I’m aware of the underlying video transport and the network abstraction layer. Dropping frames obviously can only happen after NAL units were decoded to actual frames via nvv4l2decoder. In fact, nvv4l2decoder offers that feature for dropping every nth frame statically via drop-frame-interval as discussed already. But thanks for clarifying that again. Video decode is not the bottleneck, so we will happily decode all frames even if some of them will be dropped downstream.
We have “drop-frame-interval” property with nvv4l2decoder plugin.
Not of any use to us in real world applications, as there is no way to set an actual target framerate. If we set this to “2”, our 30 fps video stream will become 15 fps. But our 10 fps stream will become 5 fps and now data quality from motion tracking might probably start to degrade. Our customers define their own RTSP sources from their cameras, so there is no way for us to know what the input framerate will be and which drop-frame-interval to configure to achieve some sort of “per-videostream-compute-budget”, if that makes sense.

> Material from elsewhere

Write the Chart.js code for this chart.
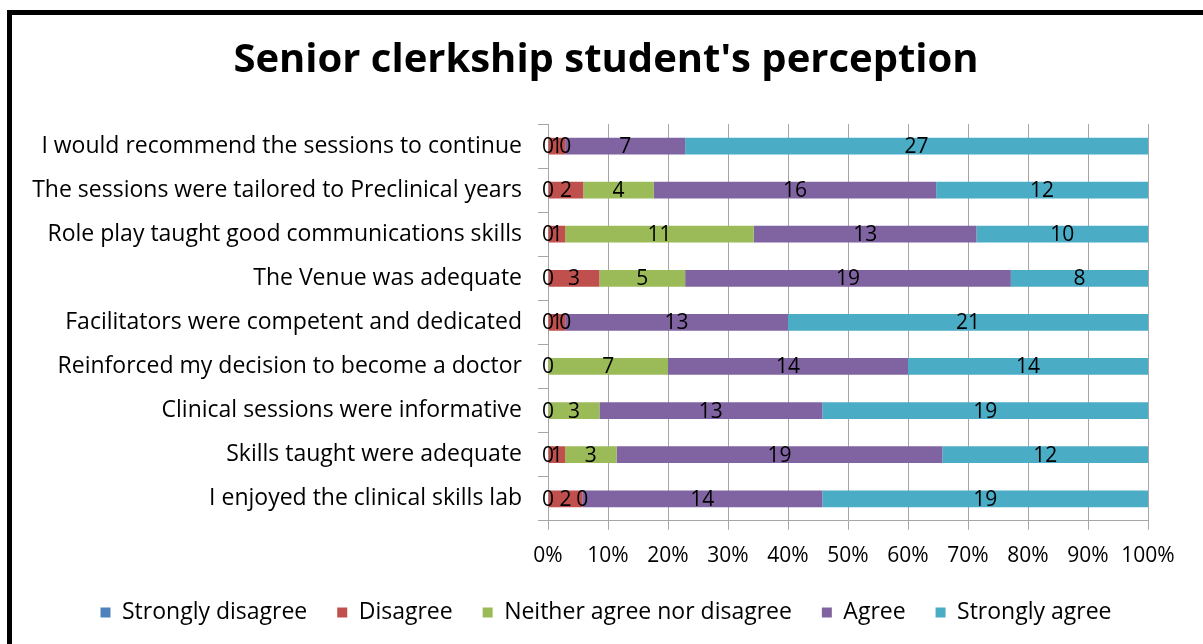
<!DOCTYPE html>
<html>
<head>
<meta charset="utf-8">
<script src="https://cdn.jsdelivr.net/npm/chart.js"></script>
<style>
  html, body { margin: 0; padding: 0; background: #fff; }
  body { width: 1203px; height: 644px; overflow: hidden; position: relative; }
  .frame {
    position: absolute; left: 7px; top: 10px; width: 1300px; height: 700px;
    border-left: 5px solid #000; border-top: 5px solid #000;
  }
  #wrap { position: absolute; left: 0; top: 0; width: 1203px; height: 644px; }
</style>
</head>
<body>
<div class="frame"></div>
<div id="wrap"><canvas id="chart"></canvas></div>
<script>
const statements = [
    'I would recommend the sessions to continue',
    'The sessions were tailored to Preclinical years',
    'Role play taught good communications skills',
    'The Venue was adequate',
    'Facilitators were competent and dedicated',
    'Reinforced my decision to become a doctor',
    'Clinical sessions were informative',
    'Skills taught were adequate',
    'I enjoyed the clinical skills lab'
];

// response counts per statement (null = no label shown in the original)
const stronglyDisagree = [0, 0, 0, 0, 0, 0, 0, 0, 0];
const disagree = [1, 2, 1, 3, 1, null, null, 1, 2];
const neither = [0, 4, 11, 5, 0, 7, 3, 3, 0];
const agree = [7, 16, 13, 19, 13, 14, 13, 19, 14];
const stronglyAgree = [27, 12, 10, 8, 21, 14, 19, 12, 19];

const percentTicks = [0, 10, 20, 30, 40, 50, 60, 70, 80, 90, 100];

const seriesNames = ['Strongly disagree', 'Disagree', 'Neither agree nor disagree', 'Agree', 'Strongly agree'];
const seriesColors = ['#4F81BD', '#C0504D', '#9BBB59', '#8064A2', '#4BACC6'];
const seriesCounts = [stronglyDisagree, disagree, neither, agree, stronglyAgree];

// 100% stacked: each row is scaled to its total
const rowTotals = statements.map((_, i) =>
    seriesCounts.reduce((sum, s) => sum + (s[i] || 0), 0));

const datasets = seriesCounts.map((counts, k) => ({
    label: seriesNames[k],
    counts: counts,
    data: counts.map((v, i) => v === null ? null : v / rowTotals[i] * 100),
    backgroundColor: seriesColors[k],
    borderWidth: 0,
    barPercentage: 0.76,
    categoryPercentage: 0.5
}));

const LEFT_PAD = 64;

// draw the count in the middle of each segment
const segmentLabels = {
    id: 'segmentLabels',
    afterDatasetsDraw(chart) {
        const ctx = chart.ctx;
        ctx.save();
        ctx.font = '21px "Open Sans"';
        ctx.fillStyle = '#000';
        ctx.textAlign = 'center';
        ctx.textBaseline = 'middle';
        chart.data.datasets.forEach((ds, k) => {
            const meta = chart.getDatasetMeta(k);
            meta.data.forEach((bar, i) => {
                const v = ds.counts[i];
                if (v === null) return;
                const p = bar.getCenterPoint();
                ctx.fillText(String(v), p.x, p.y + 1);
            });
        });
        ctx.restore();
    }
};

new Chart(document.getElementById('chart'), {
    type: 'bar',
    data: { labels: statements, datasets: datasets },
    plugins: [segmentLabels],
    options: {
        indexAxis: 'y',
        responsive: true,
        maintainAspectRatio: false,
        animation: false,
        layout: {
            padding: { left: LEFT_PAD, right: 55, top: 0, bottom: 10 }
        },
        plugins: {
            title: {
                display: true,
                text: "Senior clerkship student's perception",
                color: '#000',
                font: { family: '"Open Sans"', size: 40, weight: 'bold' },
                padding: { top: 37, bottom: 39 }
            },
            legend: {
                position: 'bottom',
                labels: {
                    color: '#000',
                    font: { family: '"Open Sans"', size: 23 },
                    boxWidth: 10,
                    boxHeight: 10,
                    padding: 18,
                    // small padding keeps the legend low; extra spaces widen the gaps
                    generateLabels(chart) {
                        const items = Chart.defaults.plugins.legend.labels.generateLabels(chart);
                        items.forEach((item, i) => {
                            if (i < items.length - 1) item.text += '  ';
                        });
                        return items;
                    }
                }
            },
            tooltip: { enabled: false }
        },
        scales: {
            x: {
                stacked: true,
                min: 0,
                max: 100,
                afterBuildTicks(scale) {
                    scale.ticks = percentTicks.map(v => ({ value: v }));
                },
                grid: {
                    color: '#a6a6a6',
                    lineWidth: 1,
                    drawTicks: true,
                    tickLength: 9
                },
                border: { display: true, color: '#a6a6a6' },
                ticks: {
                    color: '#000',
                    font: { family: '"Open Sans"', size: 21 },
                    padding: 14,
                    maxRotation: 0,
                    callback: v => v + '%'
                }
            },
            y: {
                stacked: true,
                afterFit(scale) {
                    scale.width = 548 - LEFT_PAD;
                    // let the long statements run past the left padding
                    scale._computeLabelArea = () => undefined;
                },
                grid: {
                    drawOnChartArea: false,
                    drawTicks: true,
                    tickLength: 10,
                    color: '#a6a6a6'
                },
                border: { display: true, color: '#a6a6a6' },
                ticks: {
                    color: '#000',
                    font: { family: '"Open Sans"', size: 23 },
                    padding: 16
                }
            }
        }
    }
});
</script>
</body>
</html>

What does “synchronisation” mean?
Simplified: If the presentation timestamp (PTS) which is attached to the GstBuffer currently being up for processing by the nvinfer stage substantially deviates from the real world clock, the pipeline is not synchronised anymore. We are searching for a best-effort solution which will synchronize this by “skipping” some of the next buffers.
Currently there is no way inside DeepStream to drop frames dynamically.
For multiple input sources deepstream already schedules batches dynamically to my best understanding. I don’t see why the nvstreammux (or nvinfer directly) wouldn’t be able to look at the PTS and detect whether the pipeline is desynced in a configurable “max live latency” setting. There is actually a gstreamer plugin called videorate which does something very similar. It will drop or duplicate frames until a new target framerate is achieved. Unfortunately this still is not dynamic - so if the total pipeline latency crosses a certain threshold we are back to non-realtime execution again and it’s very hard to know at how many concurrent streams that happens exactly.
@Fiona.Chen would it be possible to check again whether the new nvstreammux plugin (or potentially any other plugin) could support such a “max-live-latency” setting? In that mode frames would only be scheduled if they aren’t too old according to their PTS and compared against the max-live-latency value. Otherwise it would be dropped.
Furthermore, GStreamer itself has features to tackle this issue. The QoS article goes into more detail about this, especially how video decoders can be setup to handle QoS messages emitted from pipeline sinks to drop frames dynamically. I don’t believe nvv4l2decoder currently implements this appropriately?
Thanks for the support so far.